François Boucher’s (1703-1770) sensuous, playful paintings typify the taste of Louis XV’s Court (r. 1715-1774). Boucher is strongly associated Madame de Pompadour (1721-1764), the king’s famous maîtress-en-titre (official mistress), whose portrait by the artist is held in the Wallace Collection (P418).
A year after Pompadour died, he was made First Painter to the King and Director of the Royal Académie of Painting and Sculpture. Boucher’s paintings carry with them strong associations of courtly decadence and privilege that seem entirely at odds with the punk ethos of British fashion designer, Vivienne Westwood (1941-2022).
In the mid 1970s, Westwood and her then partner and collaborator Malcolm McLaren designed the clothes for disenfranchised youths, who called for the abolition of monarchy in the Sex Pistols’ controversial punk anthem God Save the Queen (1977).
15 years later in 1990, Westwood reproduced details of eighteenth-century paintings and objects associated with French held in the Wallace for her Portrait collection. Among them was Boucher’s Daphnis and Chloë (P385), which she printed on corsets, ties, scarves, and t-shirts.
That image became a staple of Westwood’s iconography from then on. Indeed, that painting—a very fine, but admittedly minor decorative overdoor panel—has become one of the artist’s most famous works via Westwood.
Westwood used two further Boucher paintings in her collections in the 1990s—Hercules and Omphale and Abduction of Europa. She also borrowed Jean-Honoré Fragonard’s The Swarm of Cherubs, and more recently The Swing.
Those paintings have a shared theme of love and eroticism, whimsy and play. It was those ludic and sensual qualities that appealed to the British designer, who once commented that “fashion is eventually about becoming naked.”
The past was a source of inspiration from the very beginning for Westwood and McLaren. The first Teddy Boy clothes that they sold from their shop Let it Rock at 430 Kings Road Chelsea, in 1971 were already out of time, with the style going out of fashion in the mid 1950s.
The tartan punk bondage suits that they designed in 1976 recalled for McLaren his Scottish heritage, and for Westwood “something you might have seen at the Battle of Culloden.” The clothes for Westwood and McLaren’s “urban guerrillas” were informed by historical dress but remixed with straps and ties of the sadomasochist subculture, calculated to shock the prudish public.
Historicism and eroticism are the twin pillars of Westwood’s designs, and references to Boucher’s paintings link them together in her work.

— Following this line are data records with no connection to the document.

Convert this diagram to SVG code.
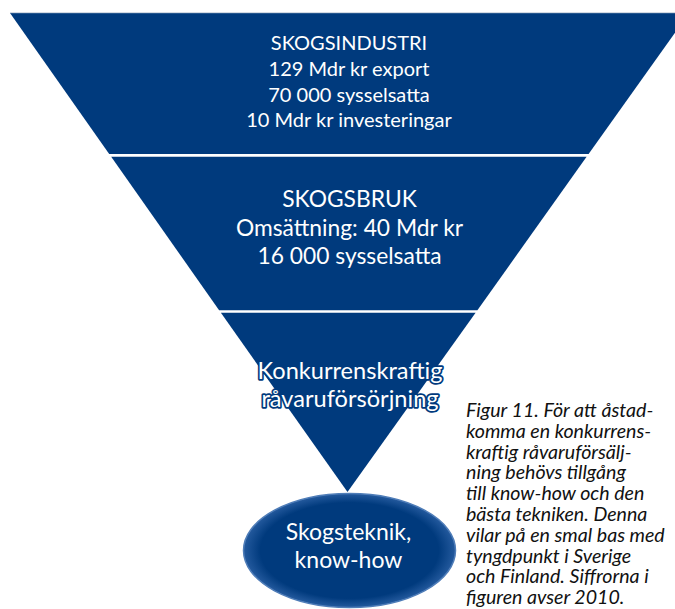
<svg xmlns="http://www.w3.org/2000/svg" width="675" height="609" viewBox="0 0 675 609">
  <defs>
    <radialGradient id="ellFill" cx="50%" cy="50%" r="50%">
      <stop offset="0.84" stop-color="#003a7d"/>
      <stop offset="1" stop-color="#245a9e"/>
    </radialGradient>
    <style>
      .band { fill: #003a7d; }
      .t { font-family: "Lato", "Liberation Sans", sans-serif; fill: #ffffff; text-anchor: middle; }
      .t1 { font-size: 20px; }
      .t2 { font-size: 22.8px; }
      .t3 { font-size: 23.6px; stroke: #003a7d; stroke-width: 3.5px; paint-order: stroke; stroke-linejoin: round; }
      .t4 { font-size: 23px; }
      .cap { font-family: "Lato", "Liberation Sans", sans-serif; font-style: italic; font-size: 19.6px; fill: #111111; }
    </style>
  </defs>
  <rect width="675" height="609" fill="#ffffff"/>
  <g id="connectors"/>
  <g id="node-skogsindustri">
    <polygon class="band" points="10,13 689,13 588.6,154 109.2,154"/>
    <line x1="10" y1="12.7" x2="675" y2="12.7" stroke="#c9d2de" stroke-width="1"/>
    <text class="t t1" x="349" y="50">SKOGSINDUSTRI</text>
    <text class="t t1" x="349" y="76">129 Mdr kr export</text>
    <text class="t t1" x="349" y="102">70 000 sysselsatta</text>
    <text class="t t1" x="349" y="127">10 Mdr kr investeringar</text>
  </g>
  <g id="node-skogsbruk">
    <polygon class="band" points="111.2,156.8 586.6,156.8 477.4,310.2 219.1,310.2"/>
    <text class="t t2" x="349.5" y="207">SKOGSBRUK</text>
    <text class="t t2" x="349.5" y="236">Omsättning: 40 Mdr kr</text>
    <text class="t t2" x="349.5" y="264">16 000 sysselsatta</text>
  </g>
  <g id="node-ravaruforsorjning">
    <polygon class="band" points="220.9,312.8 475.6,312.8 347.5,492"/>
    <text class="t t3" x="350" y="379">Konkurrenskraftig</text>
    <text class="t t3" x="350" y="407">råvaruförsörjning</text>
  </g>
  <g id="node-skogsteknik">
    <ellipse cx="349.5" cy="550.5" rx="106" ry="57" fill="url(#ellFill)" stroke="#4f7db8" stroke-width="1.5"/>
    <text class="t t4" x="348.5" y="540">Skogsteknik,</text>
    <text class="t t4" x="348.5" y="568">know-how</text>
  </g>
  <g id="caption">
    <text class="cap" x="466" y="417">Figur 11. För att åstad-</text>
    <text class="cap" x="466" y="437.8">komma en konkurrens-</text>
    <text class="cap" x="466" y="458.6">kraftig råvaruförsälj-</text>
    <text class="cap" x="466" y="479.4">ning behövs tillgång</text>
    <text class="cap" x="466" y="500.2">till know-how och den</text>
    <text class="cap" x="466" y="521">bästa tekniken. Denna</text>
    <text class="cap" x="466" y="541.8">vilar på en smal bas med</text>
    <text class="cap" x="466" y="562.6">tyngdpunkt i Sverige</text>
    <text class="cap" x="466" y="583.4">och Finland. Siffrorna i</text>
    <text class="cap" x="466" y="604.2">figuren avser 2010.</text>
  </g>
</svg>
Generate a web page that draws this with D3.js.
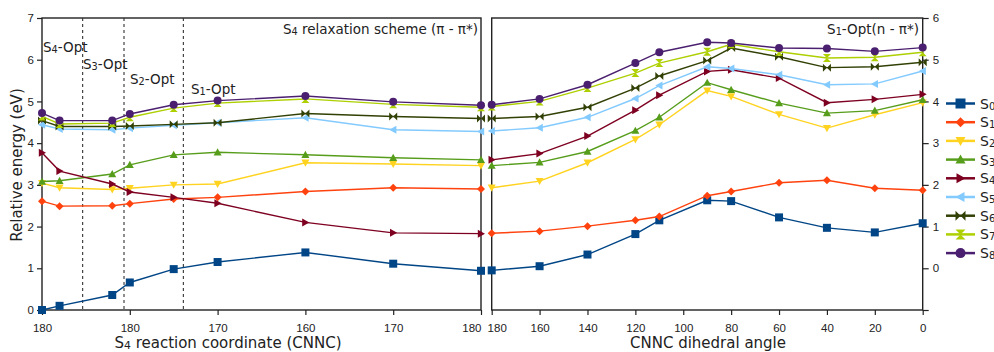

Westwood explained why she chose to use Boucher’s Daphnis and Chlöe for her Portrait collection in a short film she recorded in 2009:
My collection that was most inspired by the Wallace Collection, was a collection called Portrait. I wanted to use the things that most epitomised paintings. And for example, I chose pearl drop earrings because I decided that was the most typical jewellery throughout the century somehow. I designed a special hat that would look just as good as someone in 1930, 1830, 1730 a sort of little trilby type thing. I wanted canvas in my collection and even more I wanted an actual photographic painting and that is when I decided to choose the Boucher, as being so typical and so pretty. I had it printed on corsets.

The designer had not sought clearance to reproduce those objects on her clothing, however. The late Dame Rosalind Savill, Director of the Wallace from 1992 to 2011, recalled seeing a picture of Jeff Koons with his wife La Cicciolina wearing a Westwood Boulle dress, prompting her to write to the designer to inform her of the breach of copyright. Westwood responded that “she had photographed it from the back of the Wallace guidebook and surely that was fine.” As Savill recalls: “although Vivienne may have broken our rules, I loved her for it and it enabled us to be so much more engaged and creative with her.”
So the museum did not pursue their claim. Instead, they persuaded the fashion house to allow them to display two signature Boucher corsets for sale in the shop. Savill only recalled one of the corsets selling to an international tourist.
That corset became one of the most important fashion designs of the twentieth century, and is now held in major museum collections across the world.
Westwood continued to be inspired by Boucher’s work throughout the 1990s. One gown from her 1995 show Vive La Cocotte (cocotte being slang for a courtesan), is inspired by the Wallace portrait of Madame de Pompadour by Boucher.
The details of Westwood’s homage closely match the painting: the graduated bows on the stomacher, open sleeves of the jacket with billowing lace below, and the trimmings on the skirts matching the Robe à la française of the portrait.
But the pastel shades of Pompadour’s dress in Boucher’s painting are exaggerated in candy pinks and blues by Westwood, accentuating courtly artifice of the gown, bringing it sharply into the present.
The homage to the original painting found its moment of perfection when Vivienne wore the Pompadour dress herself to launch the 2004 exhibition Boucher: Seductive Visions at The Wallace Collection.